Decades after the People Power Revolutions that have toppled presidents--one dictator and a convicted plunderer--Filipinos again took to the streets in anger.
Tens of thousands of Filipinos converged at Luneta Park Monday to protest the alleged misuse of public funds highlighted by the so-called "pork barrel scam."
"This is people power," said artist-activist Juana Change, who came to the rally dressed as a pig in a barrel. "If this is not people power, I don't know what to call it."
The so-called "Million People March" started via social media with an invitation for Filipinos to show anger over the corruption scandal involving dozens of lawmakers.
The gathering was soon given a venue and a date, with Pinoys agreeing to meet at the historic Rizal Park on National Heroes Day, August 26.
"Maki-baka, wag mag-baboy," protesters chanted in unison, a wordplay on the Filipino words for cow and pig, used as a call to action against pork barrel.

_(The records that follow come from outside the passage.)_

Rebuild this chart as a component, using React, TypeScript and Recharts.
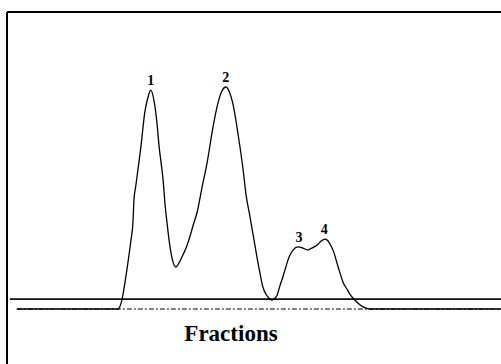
import React from 'react';
import { LineChart, Line, XAxis, YAxis, ReferenceLine, ReferenceDot } from 'recharts';

// Fraction position (0-100) and detector signal (relative units)
const fractionX = [
  2.0, 22.5, 22.9, 23.3, 23.9, 24.5, 25.1, 25.5, 25.7, 26.1, 26.5, 27.1, 27.9, 28.5, 29.1,
  29.8, 30.4, 30.8, 31.2, 31.6, 32.0, 32.4, 32.8, 33.2, 33.6, 34.2, 34.8, 35.6, 36.4, 37.0,
  37.7, 38.5, 39.5, 40.5, 41.7, 42.7, 43.5, 44.3, 45.1, 45.7, 46.8, 47.8, 48.4, 49.2, 50.0,
  50.6, 51.2, 51.8, 52.4, 53.0, 53.6, 54.0, 54.7, 55.3, 55.9, 56.5, 57.1, 57.9, 58.9, 59.9,
  60.9, 61.7, 62.8, 63.6, 64.4, 65.0, 65.6, 66.2, 66.8, 67.4, 68.0, 68.8, 69.4, 70.4, 71.5,
  72.5, 73.5, 100,
];
const signal = [
  0, 0, 1.4, 4.5, 12.3, 21.4, 31.4, 39.5, 49.5, 56.4, 63.2, 73.6, 89.5, 95.9, 99.5,
  94.1, 83.6, 73.6, 66.4, 58.6, 47.3, 39.1, 31.4, 25.5, 21.4, 19.1, 20.9, 24.5, 28.6, 32.7,
  38.2, 44.1, 55.5, 66.4, 82.7, 93.6, 99.1, 100.9, 98.2, 93.6, 79.1, 63.2, 51.8, 41.8, 31.4,
  23.6, 16.4, 10.0, 6.8, 5.0, 4.1, 4.5, 6.4, 10.9, 15.0, 19.5, 23.6, 26.8, 28.2, 27.7,
  26.8, 27.7, 29.1, 30.9, 31.8, 30.9, 28.6, 25.5, 20.9, 16.4, 12.3, 9.1, 6.8, 4.1, 1.8,
  0.5, 0, 0,
];

const peakNames = ['1', '2', '3', '4'];
const peakX = [29.1, 44.3, 59.1, 64.2];
const peakY = [99.5, 100.9, 28.2, 31.8];

const thresholdLevel = 4.5;
const axisTitle = 'Fractions';

const data = fractionX.map((x, i) => ({ x, y: signal[i] }));

export default function App() {
  return (
    <div style={{ position: 'absolute', left: 0, top: 0, width: 501, height: 364, background: '#fff' }}>
      <LineChart width={501} height={364} data={data} margin={{ top: 12, right: 0, bottom: 0, left: 7 }}>
        <XAxis dataKey="x" type="number" domain={[0, 100]} hide />
        <YAxis type="number" domain={[-25, 135]} hide />
        <ReferenceLine x={0} stroke="#000" strokeWidth={2} />
        <ReferenceLine y={135} stroke="#000" strokeWidth={2} />
        <ReferenceLine
          segment={[{ x: 2, y: 0 }, { x: 100, y: 0 }]}
          stroke="#000"
          strokeWidth={1}
          strokeDasharray="5 2 2 2"
        />
        <ReferenceLine
          segment={[{ x: 0.6, y: thresholdLevel }, { x: 100, y: thresholdLevel }]}
          stroke="#111"
          strokeWidth={1.6}
        />
        <Line
          dataKey="y"
          type="monotone"
          stroke="#000"
          strokeWidth={1.3}
          dot={false}
          activeDot={false}
          isAnimationActive={false}
        />
        {peakNames.map((name, i) => (
          <ReferenceDot
            key={name}
            x={peakX[i]}
            y={peakY[i]}
            r={0}
            fill="none"
            stroke="none"
            label={{
              value: name,
              position: 'top',
              offset: 5,
              fontSize: 14,
              fontWeight: 'bold',
              fontFamily: 'Liberation Serif',
              fill: '#000',
            }}
          />
        ))}
      </LineChart>
      <svg width={501} height={364} style={{ position: 'absolute', left: 0, top: 0, pointerEvents: 'none' }}>
        <text
          x={231}
          y={341}
          textAnchor="middle"
          fontFamily="Liberation Serif"
          fontWeight="bold"
          fontSize={23}
          fill="#000"
        >
          {axisTitle}
        </text>
      </svg>
    </div>
  );
}
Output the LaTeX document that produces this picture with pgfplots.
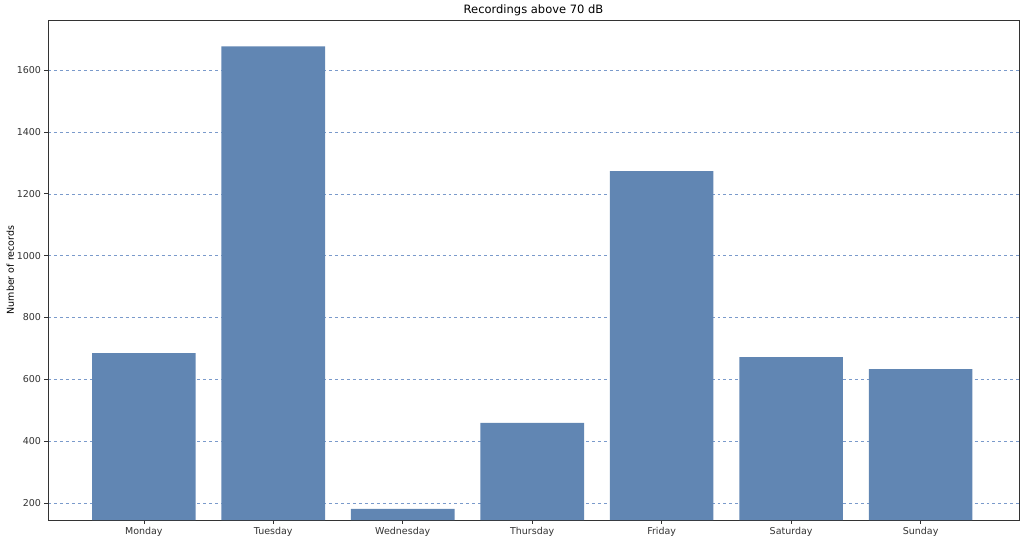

"I think the last time a protest this big happened was at the height of calls to oust [former President Gloria Macapagal] Arroyo," Kabataan Party-list Rep. Terry Ridon told Yahoo! Southeast Asia.
The protest, he said, showed that Filipinos who "have long been aware that corruption exists" cannot take the brazen acts reported in the latest pork scandal.
Investigative reports have claimed that some P10 billion worth of lawmakers' Priority Development Assistance Funds (PDAF) have been diverted to nonexistent non-government organizations led by businesswoman Janet Lim Napoles.
The Commission on Audit gave credence to the reports but not until a manhunt has been launched against Napoles abd her brother Reynaldo Lim.
Recent revelations only fueled public outrage, which targeted not only the lawmakers involved in the scandal but also President Benigno Aquino III.
In a surprise move Friday, days before the massive protest in Luneta, Aquino reversed his earlier position and moved to abolish the PDAF.
"He's listening. The people have spoken and he's listening," musician and People Power veteran Jim Paredes said, even as he urged Aquino to heed Filipinos' call.
He noted, however, that the President can take the public outrage in two ways. "He can look at it as support for his drive against corruption or as criticism on his administration," Paredes said.
Ridon concurred, noting that protests so far call only for Aquino to live up to his "daang matuwid (straight and righteous path)" slogan.
The militant lawmaker further urged Aquino to lead by example by scrapping his own discretionary funds and all lump sum funds.
"If the President will remain stubborn, I think he will soon face a protest not only against pork barrel but against his entire administration--against him," Ridon said.